Your study compared the performance of biochar and compost as soil amendments in the laboratory. Can you describe your experimental set-up?
To compare the performance, we conducted a laboratory-scale column study. I built 8 soil columns from clear PVC pipes and created four different soil mixtures (See below). Each type of soil mixture was packed into two columns. One mixture type was simply pure roadway soil (that is, natural unamended soil). Two mixtures were roadway soil amended with 4% biochar by mass and another was roadway soil amended with 30% compost by volume. These two mixtures are what has been recommended for each type of amendment. The fourth mixture (roadway soil with 30% biochar by volume) was to give a direct comparison to the compost mixture ratio. To simulate stormwater runoff percolating through roadway soil, I then added synthetic stormwater to the top of the soil columns and collected the water that drained out of the column. The synthetic stormwater had both nitrogen and phosphorus as typical nutrient pollutants. I also tested the impact of different size storm events. We expect with climate change large storms will occur more often and it is important to anticipate how soil amendments as a BMP will perform under future climate conditions with larger storms. Once I had collected the effluent from different types of soils and different size storms, I analyzed the total dissolved nitrogen concentrations of the resulting effluent.

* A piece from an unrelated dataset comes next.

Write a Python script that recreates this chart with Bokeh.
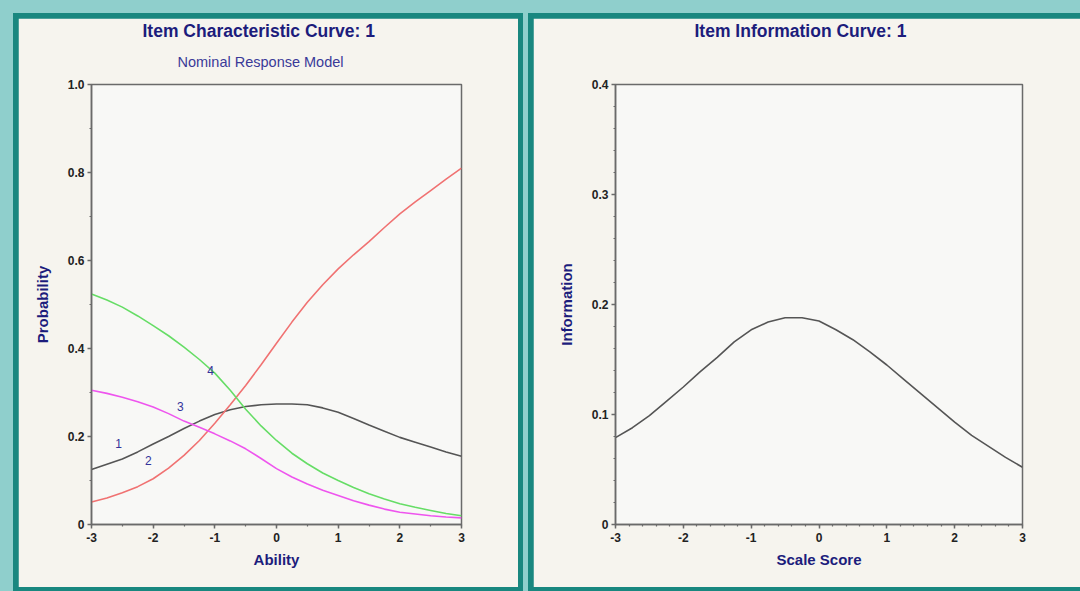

What were the key results of your experiments?
The key finding for both storm sizes is that the effluent from soil columns amended with compost had the highest nitrogen concentrations. For all storm events, biochar-amended soils produced effluent with nitrogen concentrations that were similar to or less than the effluent from the unamended soil. While biochar didn’t seem to reduce nitrogen export as compared to natural soil, it was not contributing excess nutrients. Since biochar will provide hydrological benefits expected of a soil amendment, this research demonstrates the exciting potential of biochar amendments as compared to the commonly used compost amendment.

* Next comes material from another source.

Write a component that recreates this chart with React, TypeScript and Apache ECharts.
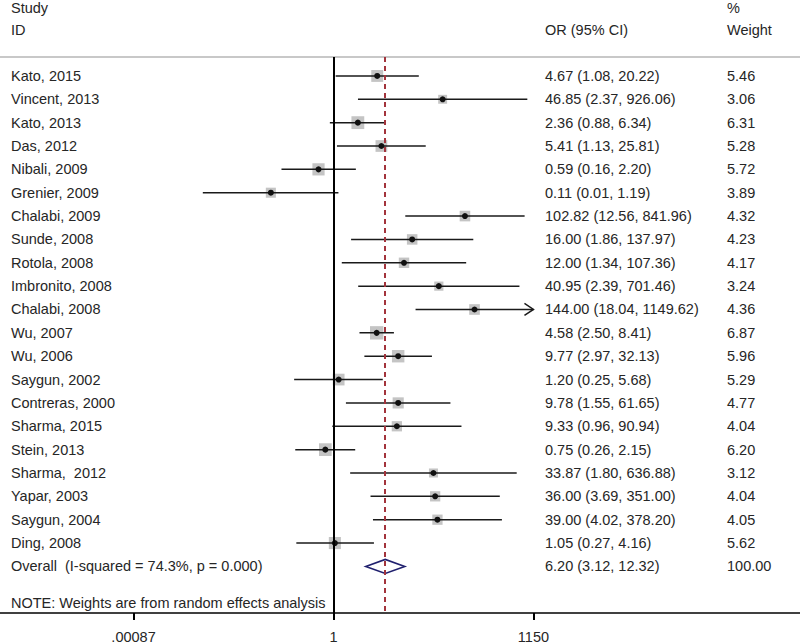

What other aspects of soil amendments will you be exploring?
After applying road salts in winter, extremely high concentration of salts can be found in roadway runoff. This salt pollution not only negatively impacts ecosystems, it may also impact stormwater management practices, including soil amendments in roadside soils. Thus, I am planning additional experiments where some of the synthetic stormwater will include high salt concentration. In addition, I will study the impact of different soil drainage rates, which may significantly impact chemical dynamics. Since in the field, soil amendments are added by rototilling them into the upper soil layers, the rate that water can move through the amended soils may be controlled by the flow rates through the low-lying soils. I will modify my soil column experiments to simulate situations where the soil columns drain at different rates.
What do you see as the future for biochar amendments for stormwater management?

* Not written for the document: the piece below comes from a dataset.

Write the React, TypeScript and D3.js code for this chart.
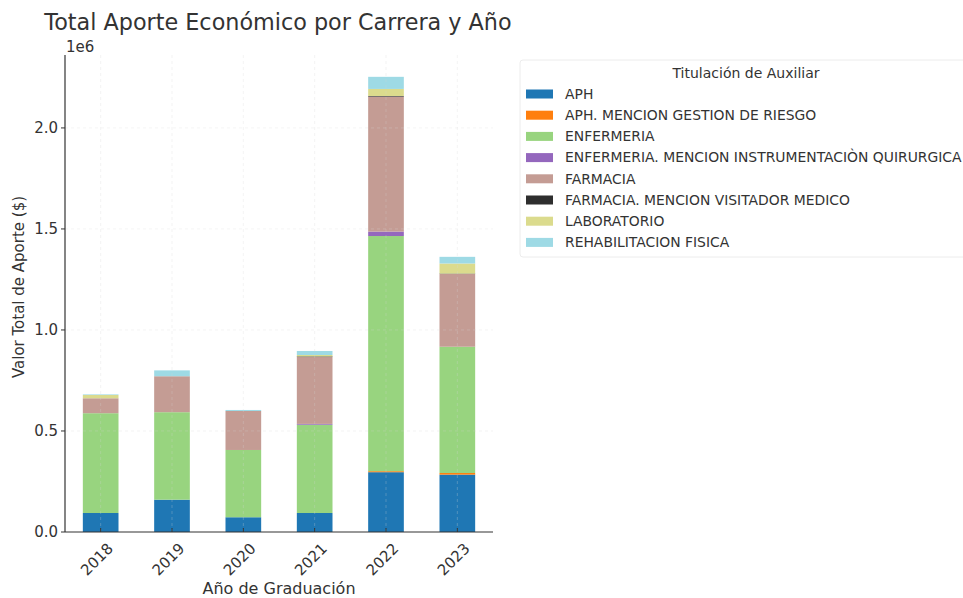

I am really hopeful that we will see a move away from compost for other amendments that don’t add to nutrient pollution. Biochar has a lot of potential as a replacement.
We still need additional research to see how biochar performs with other common stormwater pollutants, like oil and grease, and to demonstrate performance in field-scale studies. Life-cycle analysis should also be completed to be sure that a transition to biochar-based systems won’t have unintended consequences somewhere along the production, distribution, and use chain. It will take some time to get approvals from regulators and acceptance from stakeholders. But the change has already begun. Biochar is being distributed from major online marketers and hardware stores, and some producers are targeting storm water applications.